Given records

+---+

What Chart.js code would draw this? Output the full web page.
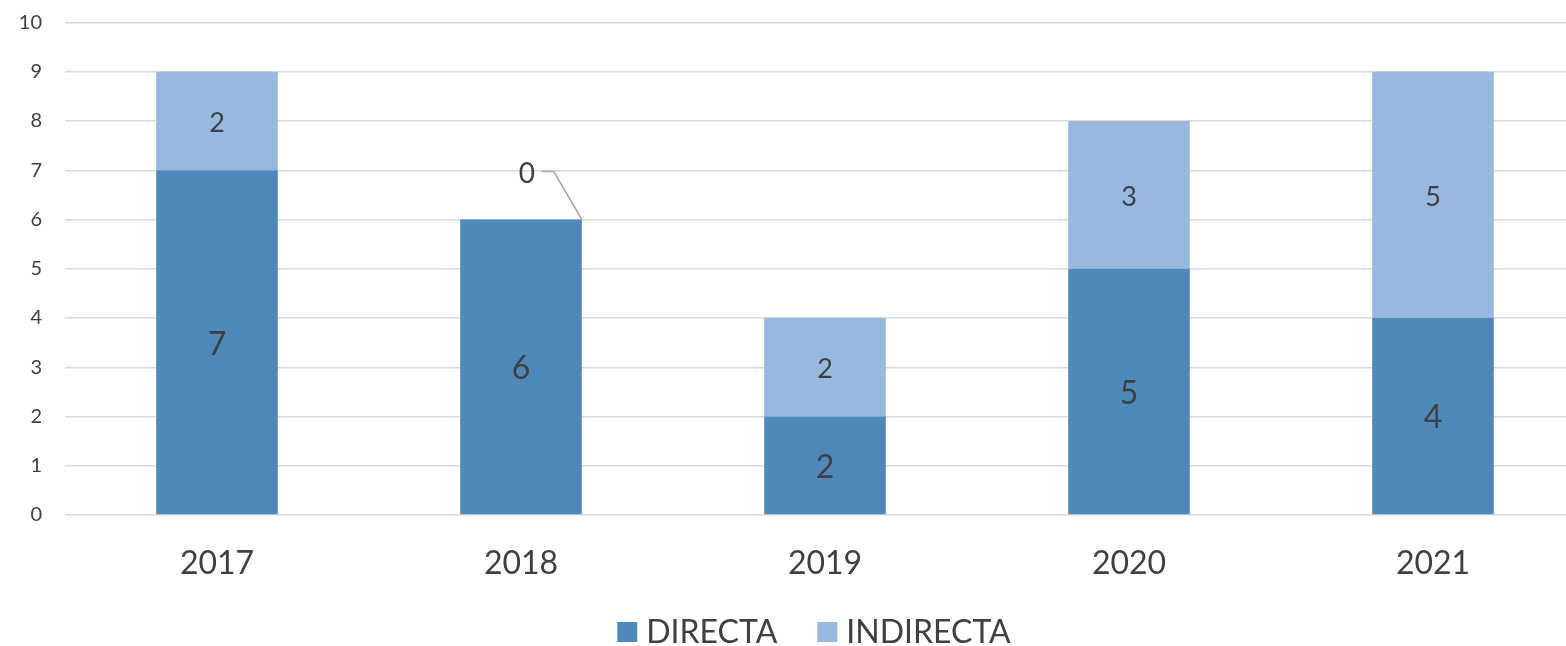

+---+

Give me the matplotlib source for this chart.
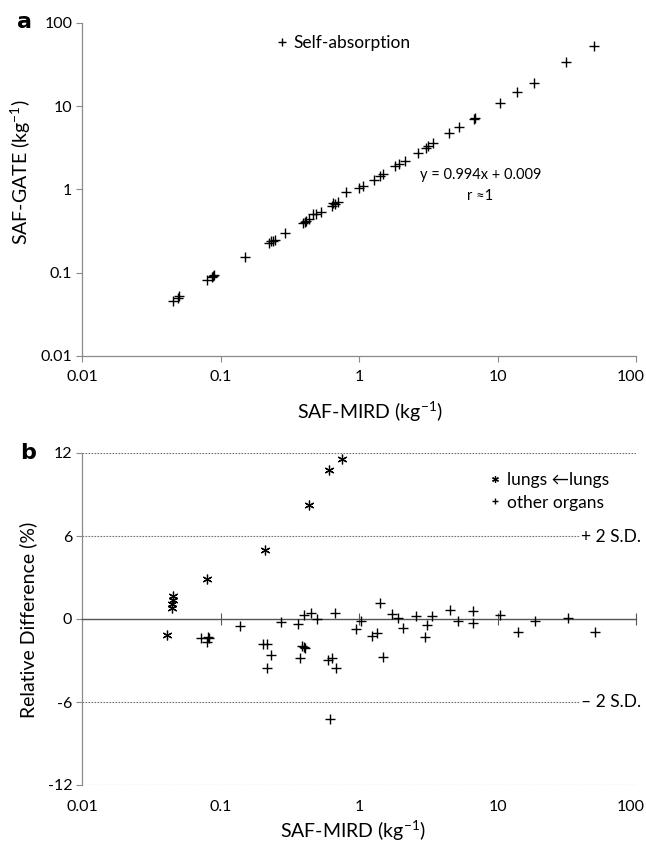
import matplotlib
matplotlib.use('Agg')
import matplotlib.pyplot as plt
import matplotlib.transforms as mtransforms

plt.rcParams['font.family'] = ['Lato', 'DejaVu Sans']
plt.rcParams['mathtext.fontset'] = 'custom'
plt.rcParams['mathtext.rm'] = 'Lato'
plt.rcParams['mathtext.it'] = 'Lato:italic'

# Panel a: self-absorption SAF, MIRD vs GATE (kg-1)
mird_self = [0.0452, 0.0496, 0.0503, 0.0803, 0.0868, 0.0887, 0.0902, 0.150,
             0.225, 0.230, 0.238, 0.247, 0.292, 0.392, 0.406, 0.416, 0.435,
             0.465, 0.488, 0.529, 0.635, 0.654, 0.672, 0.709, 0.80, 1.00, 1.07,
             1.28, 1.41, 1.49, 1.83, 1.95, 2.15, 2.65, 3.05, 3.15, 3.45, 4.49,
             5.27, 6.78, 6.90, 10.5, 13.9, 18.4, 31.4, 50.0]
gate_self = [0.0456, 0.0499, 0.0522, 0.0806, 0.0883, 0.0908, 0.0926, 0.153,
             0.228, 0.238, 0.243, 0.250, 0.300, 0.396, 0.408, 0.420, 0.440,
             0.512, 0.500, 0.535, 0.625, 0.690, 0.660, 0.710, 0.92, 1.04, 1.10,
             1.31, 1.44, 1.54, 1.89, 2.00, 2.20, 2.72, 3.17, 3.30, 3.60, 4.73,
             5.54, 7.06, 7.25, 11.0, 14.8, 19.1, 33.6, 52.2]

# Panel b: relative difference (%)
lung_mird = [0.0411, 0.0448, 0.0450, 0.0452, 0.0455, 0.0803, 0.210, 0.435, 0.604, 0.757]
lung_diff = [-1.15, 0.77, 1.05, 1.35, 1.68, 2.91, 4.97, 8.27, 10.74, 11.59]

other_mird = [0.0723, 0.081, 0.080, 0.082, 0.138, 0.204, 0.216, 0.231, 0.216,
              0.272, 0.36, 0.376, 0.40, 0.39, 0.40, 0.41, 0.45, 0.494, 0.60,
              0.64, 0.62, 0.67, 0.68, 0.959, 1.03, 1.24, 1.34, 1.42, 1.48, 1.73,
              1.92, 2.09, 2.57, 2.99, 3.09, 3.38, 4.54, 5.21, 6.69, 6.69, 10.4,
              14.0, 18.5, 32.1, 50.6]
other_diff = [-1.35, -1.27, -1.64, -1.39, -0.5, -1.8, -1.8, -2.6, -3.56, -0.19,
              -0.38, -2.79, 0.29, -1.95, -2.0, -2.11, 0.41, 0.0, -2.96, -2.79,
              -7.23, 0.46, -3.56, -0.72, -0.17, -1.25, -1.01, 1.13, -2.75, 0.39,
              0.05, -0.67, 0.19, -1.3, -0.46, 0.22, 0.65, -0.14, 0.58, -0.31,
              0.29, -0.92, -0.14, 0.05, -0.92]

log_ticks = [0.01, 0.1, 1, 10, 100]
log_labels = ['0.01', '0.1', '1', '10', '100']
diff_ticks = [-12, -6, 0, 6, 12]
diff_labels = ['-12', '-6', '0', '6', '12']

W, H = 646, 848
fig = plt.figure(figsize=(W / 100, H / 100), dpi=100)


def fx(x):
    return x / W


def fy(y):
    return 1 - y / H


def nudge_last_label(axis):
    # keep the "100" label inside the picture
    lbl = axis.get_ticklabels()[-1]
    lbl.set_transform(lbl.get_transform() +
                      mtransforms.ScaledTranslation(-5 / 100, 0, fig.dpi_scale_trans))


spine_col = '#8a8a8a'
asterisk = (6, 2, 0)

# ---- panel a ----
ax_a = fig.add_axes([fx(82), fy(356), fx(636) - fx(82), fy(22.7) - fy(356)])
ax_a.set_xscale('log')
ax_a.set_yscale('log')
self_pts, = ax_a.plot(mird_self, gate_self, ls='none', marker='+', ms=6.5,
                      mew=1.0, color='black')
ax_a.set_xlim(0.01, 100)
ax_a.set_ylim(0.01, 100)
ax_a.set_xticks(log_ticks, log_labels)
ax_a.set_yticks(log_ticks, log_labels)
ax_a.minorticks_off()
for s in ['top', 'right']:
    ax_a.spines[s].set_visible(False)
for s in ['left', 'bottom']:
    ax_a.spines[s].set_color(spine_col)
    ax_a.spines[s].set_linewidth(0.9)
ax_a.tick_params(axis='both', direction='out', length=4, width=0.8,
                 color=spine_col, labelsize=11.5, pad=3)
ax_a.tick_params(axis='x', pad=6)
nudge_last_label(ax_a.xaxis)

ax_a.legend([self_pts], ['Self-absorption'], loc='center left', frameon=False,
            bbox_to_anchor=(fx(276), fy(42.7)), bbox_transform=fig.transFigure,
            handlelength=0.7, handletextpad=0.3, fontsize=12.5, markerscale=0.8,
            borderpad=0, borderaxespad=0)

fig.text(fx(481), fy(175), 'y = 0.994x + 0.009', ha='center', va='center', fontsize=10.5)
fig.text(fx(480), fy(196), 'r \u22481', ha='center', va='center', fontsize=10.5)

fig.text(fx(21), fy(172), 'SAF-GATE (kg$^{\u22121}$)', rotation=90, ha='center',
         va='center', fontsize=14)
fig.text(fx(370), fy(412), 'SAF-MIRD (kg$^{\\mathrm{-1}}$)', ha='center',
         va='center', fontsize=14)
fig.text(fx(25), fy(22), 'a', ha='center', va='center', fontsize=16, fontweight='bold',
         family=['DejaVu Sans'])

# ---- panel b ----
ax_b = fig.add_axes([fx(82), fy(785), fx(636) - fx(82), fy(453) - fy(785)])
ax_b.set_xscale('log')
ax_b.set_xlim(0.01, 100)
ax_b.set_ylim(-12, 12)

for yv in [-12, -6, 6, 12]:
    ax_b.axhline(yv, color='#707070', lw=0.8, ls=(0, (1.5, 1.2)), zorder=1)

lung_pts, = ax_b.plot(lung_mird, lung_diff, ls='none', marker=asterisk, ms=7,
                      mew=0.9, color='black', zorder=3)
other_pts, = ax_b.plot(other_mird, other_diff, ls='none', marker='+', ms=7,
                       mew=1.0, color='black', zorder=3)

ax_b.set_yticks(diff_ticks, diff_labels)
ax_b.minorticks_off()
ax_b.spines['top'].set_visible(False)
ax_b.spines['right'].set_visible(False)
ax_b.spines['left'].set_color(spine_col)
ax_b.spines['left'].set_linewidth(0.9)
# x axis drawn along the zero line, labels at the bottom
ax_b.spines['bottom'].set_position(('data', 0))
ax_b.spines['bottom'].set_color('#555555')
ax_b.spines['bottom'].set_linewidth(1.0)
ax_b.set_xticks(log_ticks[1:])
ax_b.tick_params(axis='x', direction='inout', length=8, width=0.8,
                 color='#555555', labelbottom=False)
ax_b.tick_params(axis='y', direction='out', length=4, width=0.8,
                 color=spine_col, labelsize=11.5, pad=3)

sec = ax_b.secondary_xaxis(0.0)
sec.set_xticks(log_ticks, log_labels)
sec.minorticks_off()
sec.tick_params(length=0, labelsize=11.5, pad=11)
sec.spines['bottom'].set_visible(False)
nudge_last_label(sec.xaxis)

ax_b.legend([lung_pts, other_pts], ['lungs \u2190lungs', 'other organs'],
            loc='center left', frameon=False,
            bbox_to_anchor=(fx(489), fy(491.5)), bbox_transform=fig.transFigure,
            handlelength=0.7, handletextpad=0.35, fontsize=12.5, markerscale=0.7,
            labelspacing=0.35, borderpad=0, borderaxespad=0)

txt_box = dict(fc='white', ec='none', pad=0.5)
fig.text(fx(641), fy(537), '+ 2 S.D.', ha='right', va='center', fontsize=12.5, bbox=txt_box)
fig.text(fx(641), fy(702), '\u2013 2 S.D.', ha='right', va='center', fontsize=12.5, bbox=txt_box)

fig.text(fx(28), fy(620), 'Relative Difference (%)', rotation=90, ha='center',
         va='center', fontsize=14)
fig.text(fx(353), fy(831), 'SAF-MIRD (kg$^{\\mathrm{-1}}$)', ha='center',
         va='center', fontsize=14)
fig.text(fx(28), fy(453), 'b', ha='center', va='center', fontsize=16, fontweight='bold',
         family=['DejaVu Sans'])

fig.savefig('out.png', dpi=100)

+---+

Task requirements
Keep to the stretch from the line containing "Give me the matplotlib source for this chart." through the line containing "plt.rcParams['mathtext.it'] = 'Lato:italic'", both ends included, and copy it exactly from the listing above, minus the pictures.

Response for this exercise
Give me the matplotlib source for this chart.
import matplotlib
matplotlib.use('Agg')
import matplotlib.pyplot as plt
import matplotlib.transforms as mtransforms

plt.rcParams['font.family'] = ['Lato', 'DejaVu Sans']
plt.rcParams['mathtext.fontset'] = 'custom'
plt.rcParams['mathtext.rm'] = 'Lato'
plt.rcParams['mathtext.it'] = 'Lato:italic'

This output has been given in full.